HYPERINFLATION:
Iran's Currency Is In A State Of Total Collapse
The
Iranian rial plunged today against the U.S. dollar as western
sanctions against the state's oil exports are really starting to up
the pressure on Iran.
2
October, 2012
Earlier
today, the
rial was down 7 percent against the dollar, meaning
it had lost a quarter of its value in just the past week.
However,
it continued to drop throughout the day, losing more than 13
percent, according
to the Jerusalem Post.
Israeli
finance minister Yuval Steinitz said the Iranian economy is now "on
the verge of collapse." Via The
Guardian:
Israel's
finance minister, Yuval Steinitz, said Iran's economy "is
not collapsing, but it is on the verge of collapse". The loss of
oil revenue would approach $45bn-$50bn (£28bn-£31bn) by the end of
the year, he told Israel Radio. "The Iranians are in great
economic difficulties as a result of the sanctions."
His
comments followed the leak last week of an internal foreign
ministry report, which said international sanctions were having a
profound effect on Iran's economy and could be destabilising the
government. But the measures had yet to persuade the regime to
abandon its nuclear programme and, therefore, additional sanctions
were needed.
According
to an anonymous Israeli official quoted in Haaretz, Israel had
stepped up efforts to persuade the EU to impose a fresh round of
sanctions.
BBC analyst
Sebastian Usher wrote that the plunge in the rial was so bad today
that Iranian websites that publish exchange rates for the
rial blacked
out quotes for the currency's price on the website:
The
Iranian rial is in freefall. The
collapse was so precipitous that Iranian currency websites blanked
out the rate.
Usher also
provided some color on what it's like on the ground in Iran right
now as
fallout from the collapse of the real ensues:
International
attention may be focused on the country's alleged ambitions for a
nuclear bomb, but for ordinary Iranians it is the economy that is the
real issue.
Inflation
is raging, making some basic foodstuffs prohibitively expensive.

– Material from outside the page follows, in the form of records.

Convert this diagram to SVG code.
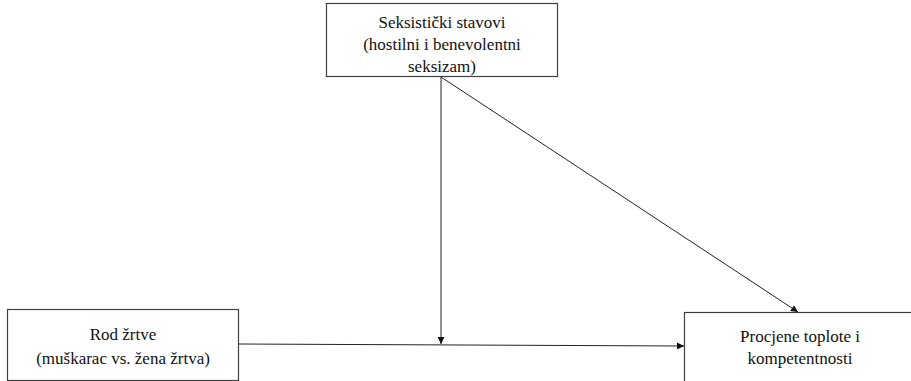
<svg xmlns="http://www.w3.org/2000/svg" width="911" height="381" viewBox="0 0 911 381">
<style>
.box{fill:#fff;stroke:#404040;stroke-width:1.2}
.t{font-family:'Liberation Serif','DejaVu Serif',serif;font-size:17px;fill:#111;text-anchor:middle}
.c{stroke:#222;stroke-width:1;fill:none}
</style>
<defs>
<marker id="ah" viewBox="0 0 10 10" refX="10" refY="5" markerWidth="9" markerHeight="7" markerUnits="userSpaceOnUse" orient="auto">
<path d="M0,0 L10,5 L0,10 Z" fill="#111"/>
</marker>
</defs>
<rect width="911" height="381" fill="#fff"/>
<g id="connectors">
<line class="c" x1="441" y1="77" x2="441" y2="344" marker-end="url(#ah)"/>
<line class="c" x1="441" y1="77" x2="798" y2="312" marker-end="url(#ah)"/>
<line class="c" x1="239" y1="344" x2="684" y2="346" marker-end="url(#ah)"/>
</g>
<g id="node-seksizam">
<rect class="box" x="326.5" y="3.5" width="231" height="73"/>
<text class="t" x="442" y="28">Seksistički stavovi</text>
<text class="t" x="442" y="50">(hostilni i benevolentni</text>
<text class="t" x="442" y="72">seksizam)</text>
</g>
<g id="node-rod">
<rect class="box" x="7.5" y="309.5" width="231" height="71"/>
<text class="t" x="123" y="340">Rod žrtve</text>
<text class="t" x="123" y="364">(muškarac vs. žena žrtva)</text>
</g>
<g id="node-procjene">
<rect class="box" x="684.5" y="312.5" width="232" height="75"/>
<text class="t" x="800" y="342">Procjene toplote i</text>
<text class="t" x="800" y="364">kompetentnosti</text>
</g>
</svg>
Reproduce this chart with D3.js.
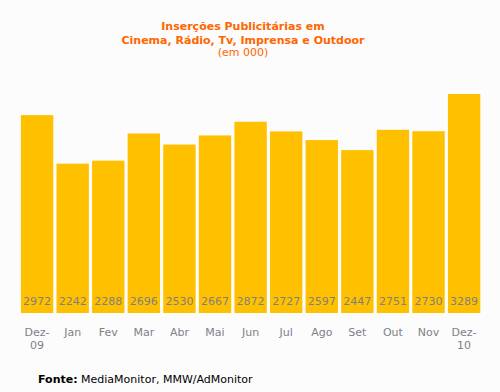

Economic sanctions, led by the US and European Union, have played a
key role. Iran has been all but frozen out of the global banking
system, with its oil exports slashed.
But
government mismanagement has also played its part. A government
exchange centre undercutting the black market rate, launched just
last week, has only made things worse. Opposition websites are
castigating the authorities, with one website accusing the central
bank of being incapable of getting the situation under control.